Et l’expert de poursuivre : « cette épée pose aussi la question de l’héritage de la période croisée dans les collections franciscaines », sujet qui trouvera toute sa place dans les salles dédiées à cette époque avec un intérêt particulier pour sa liturgie. Suivant cette approche, la salle dite du « cloître musical » exposera le carillon et l’orgue tandis que le reste du Trésor sera visible dans la salle dédiée à la Garde des Lieux saints au côté d’autres pièces comme une maquette palestinienne en nacre du Saint Sépulcre. 

Feu le Fr. Sergey Loktionov OFM, archiviste de la Custodie de Terre Sainte et membre du Comité scientifique, présentant l’épée de Godefroy de Bouillon.

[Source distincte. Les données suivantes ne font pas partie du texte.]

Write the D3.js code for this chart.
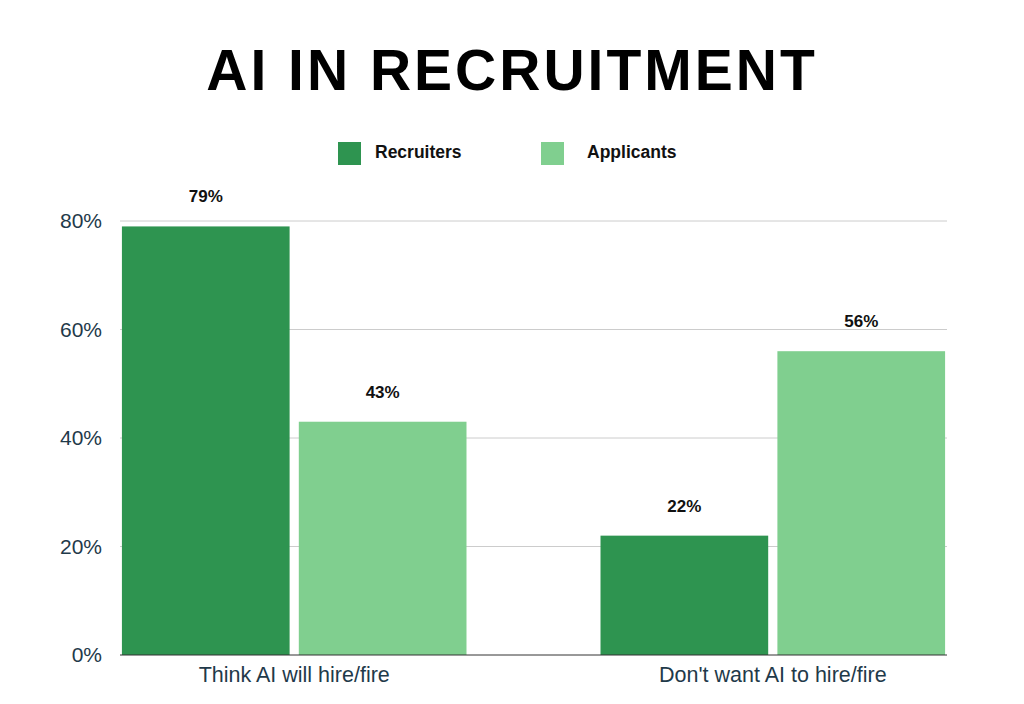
<!DOCTYPE html>
<html><head><meta charset="utf-8">
<script src="https://cdn.jsdelivr.net/npm/d3@7"></script>
<style>body{margin:0;background:#fff}</style></head>
<body><svg id="c" width="1024" height="704"></svg>
<script>
const categories = ["Think AI will hire/fire", "Don't want AI to hire/fire"];
const seriesNames = ["Recruiters", "Applicants"];
const recruiters = [79, 22];
const applicants = [43, 56];
const yTicks = [0, 20, 40, 60, 80];
const colors = ["#2e9450", "#80cf8f"];

const svg = d3.select("#c");
const font = "Liberation Sans, Arial, sans-serif";
const L = 120, R = 947, T = 221, B = 655;
const y = d3.scaleLinear().domain([0, 80]).range([B, T]);
const x0 = d3.scaleBand().domain(categories).range([L, R]).paddingInner(0.28).paddingOuter(0.004);
const x1 = d3.scaleBand().domain(seriesNames).range([0, x0.bandwidth()]).paddingInner(0.052);

svg.append("text").attr("x", 512).attr("y", 90).attr("text-anchor", "middle")
  .attr("font-family", font).attr("font-weight", "bold").attr("font-size", 57)
  .attr("letter-spacing", 3).attr("fill", "#000").text("AI IN RECRUITMENT");

// legend
const legX = [338, 541];
const legTX = [375, 587];
seriesNames.forEach((s, i) => {
  svg.append("rect").attr("x", legX[i]).attr("y", 142).attr("width", 23).attr("height", 23).attr("fill", colors[i]);
  svg.append("text").attr("x", legTX[i]).attr("y", 158).attr("font-family", font)
    .attr("font-weight", "bold").attr("font-size", 17.5).attr("fill", "#111").text(s);
});

// grid
svg.append("g").selectAll("line").data(yTicks.filter(d => d > 0)).join("line")
  .attr("x1", L).attr("x2", R).attr("y1", d => y(d)).attr("y2", d => y(d))
  .attr("stroke", "#cccccc").attr("stroke-width", 1);

const yAxis = svg.append("g").attr("transform", `translate(${L},0)`)
  .call(d3.axisLeft(y).tickValues(yTicks).tickFormat(d => d + "%").tickSize(0).tickPadding(18));
yAxis.select(".domain").remove();
yAxis.selectAll("text").attr("font-family", font).attr("font-size", 21).attr("fill", "#1f3a4a");

const data = categories.map((c, i) => ({c, vals: [recruiters[i], applicants[i]]}));
const g = svg.append("g").selectAll("g").data(data).join("g")
  .attr("transform", d => `translate(${x0(d.c)},0)`);
g.selectAll("rect").data(d => d.vals.map((v, i) => ({v, s: seriesNames[i], i}))).join("rect")
  .attr("x", d => x1(d.s)).attr("width", x1.bandwidth())
  .attr("y", d => y(d.v)).attr("height", d => B - y(d.v)).attr("fill", d => colors[d.i]);
g.selectAll("text").data(d => d.vals.map((v, i) => ({v, s: seriesNames[i]}))).join("text")
  .attr("x", d => x1(d.s) + x1.bandwidth() / 2).attr("y", d => y(d.v) - 24)
  .attr("text-anchor", "middle").attr("font-family", font).attr("font-weight", "bold")
  .attr("font-size", 17).attr("fill", "#111").text(d => d.v + "%");

svg.append("line").attr("x1", L).attr("x2", R).attr("y1", B).attr("y2", B).attr("stroke", "#333");

const xAxis = svg.append("g").attr("transform", `translate(0,${B})`)
  .call(d3.axisBottom(x0).tickSize(0).tickPadding(12));
xAxis.select(".domain").remove();
xAxis.selectAll("text").attr("font-family", font).attr("font-size", 21.5).attr("fill", "#1f3a4a");
</script></body></html>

UN PATRIMOINE VALORISÉ PAR LA RECHERCHE

Le mystère qui enserre l’origine et l’utilisation de certains de ces objets médiévaux, comme le Christ doré du XIIème siècle, est loin d’en diminuer l’intérêt pour l’expert : « cet ensemble constitue une piste pour étudier le contexte historique qui lui est propre. Le travail réalisé à l’occasion de ce catalogue apportera des précisions sur les matériaux utilisés, les datations et permettra de ne plus appréhender ces objets de la même manière. Leur étude par des historiens de l’art pourra leur conférer une valeur patrimoniale et une profondeur historique propre aux œuvres de référence d’un musée. Ce travail, fruit d’études rigoureuses et d’échanges entre les membres du Comité Scientifique réuni par le frère Stéphane Milovitch, confèrera à ces objets une véritable singularité ! ».

À l’origine du premier « musée des pères franciscains » initié à Jérusalem en 1902. Cet ensemble médiéval, bientôt enrichi d’une documentation détaillée, occupera une place centrale parmi les collections du futur Terra Sancta Museum – Art et Histoire.